Love Gerry Conway stories and would be great to pick these up.
Good stuff, I first read this in a Marvel Treasury Edition #24. Trimpe's Warlock art looked great on the tabloid size pages.
I'd never heard of any controversy over this, but I was a small spud back then and not up on current events.
I imagine it would cause a stink today. This and SON OF SATAN. The crazies and pundits in this country would be baying at the moon. The outrage!!!
This country just needs to relax.
Another interesting tidbit: Hulk gets to Counter-Earth on a rocket sent there by the Inhumans. They had planned to check out the planet to see if it would be a good place for them to live, but when the Hulk came to visit Attilan and they couldn't control him, they stuck him on the rocket instead and shot him into space -and actually changed the heading, so he would be sent off to drift in space! But of course, Hulk pounded on the insides and it wound up sending the rocket careening into Counter-Earth. So this event preceded the Illuminati sending Hulk into space (the precursor of World War Hulk) by many decades!
Karen, toooo funny, will definitely have to check this story arc out.
Perhaps that Treasury Edition.
IIRC, this arc may have been Conway's last effort on Hulk's book, and I daresay he wanted to go out with a bang. It does have a number of very nice (if sometimes hokey) moments, too. Hulk taking a minute to reflect on things in the Washington Monument. A surprisingly warm (and sort of sweet, and sort of funny) goodbye between Hulk and the Recorder. The easy acceptance of the Hulk in Warlock's group of acolytes. The unexpectedly enjoyable depth of a couple of supporting legal-clerk type characters-- even though we have NO IDEA who they actually are in the scheme of things (clearly integral folks from Warlock's demised book).
The whole arc kind of unintentionally recaptured that intrinsically "Marvel" feeling of just a few years earlier, where the fact that you didn't have a full grasp of what was going on was actually a motivation to get more involved with the book-- rather than being a deterrent. It was just complex enough to pique one's interest-- and still accessible to the first-time reader.
I'm pretty sure Len Wein came on for good with issue #179 (a really nice one-off story featuring the Missing Link), and while his tenure had some tough patches (the whole Glenn Talbot/mind-switch/presidential assassination rigamarole), he then settled in as my favorite of all Hulk scribes, w/ the possible exception of Roy Thomas.
HB (Hmm-- stands for "Hulk Booster"-!)
I'm with David B in that I'm not a big Hulk fan, but I'd love to pick these up. They do look interesting, I generally do like Gerry Conway's work, and what is a 70's comic without some political and social commentary?

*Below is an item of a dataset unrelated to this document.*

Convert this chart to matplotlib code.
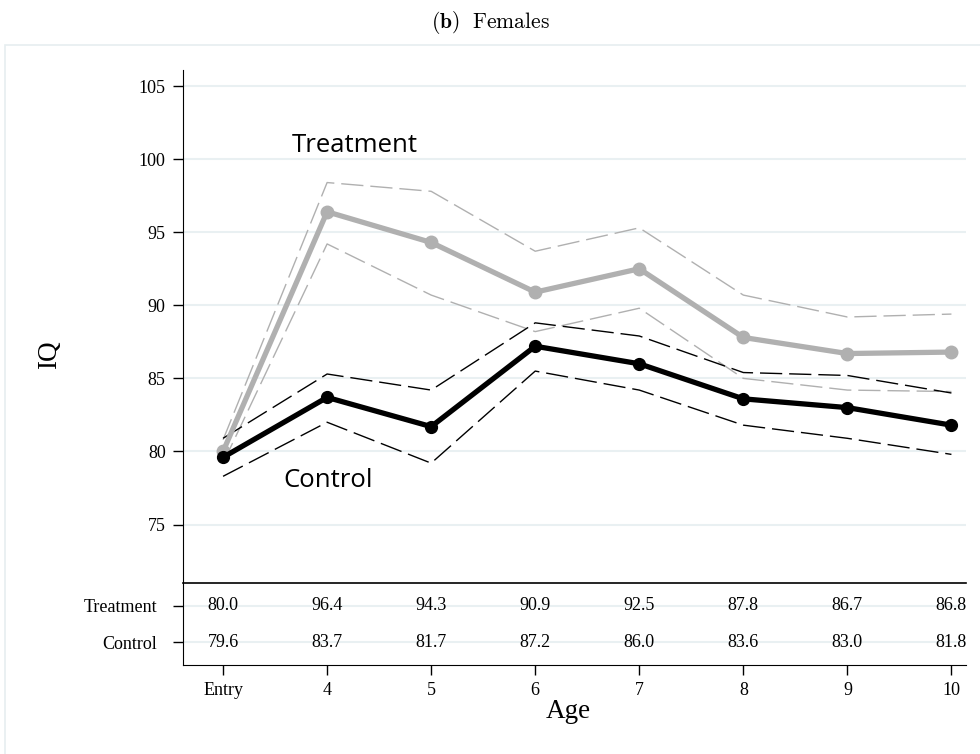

I'd only gotten one issue of the first run of Warlock, the one featuring the Brute, but I got this entire trilogy and to be honest I don't think I gave much thought at the time that it was some sort of scandalous mockery of the Christ story -- of course, I did get the gist of that a bit later when reading Starlin's classic run. Given that I was and am quite irreligious, it didn't bother me at all. Anyhow, I did enjoy this story and would consider at least a near classic even if it isn't nearly the knock out that would be coming up when Starlin showed us what was next in Warlock's life.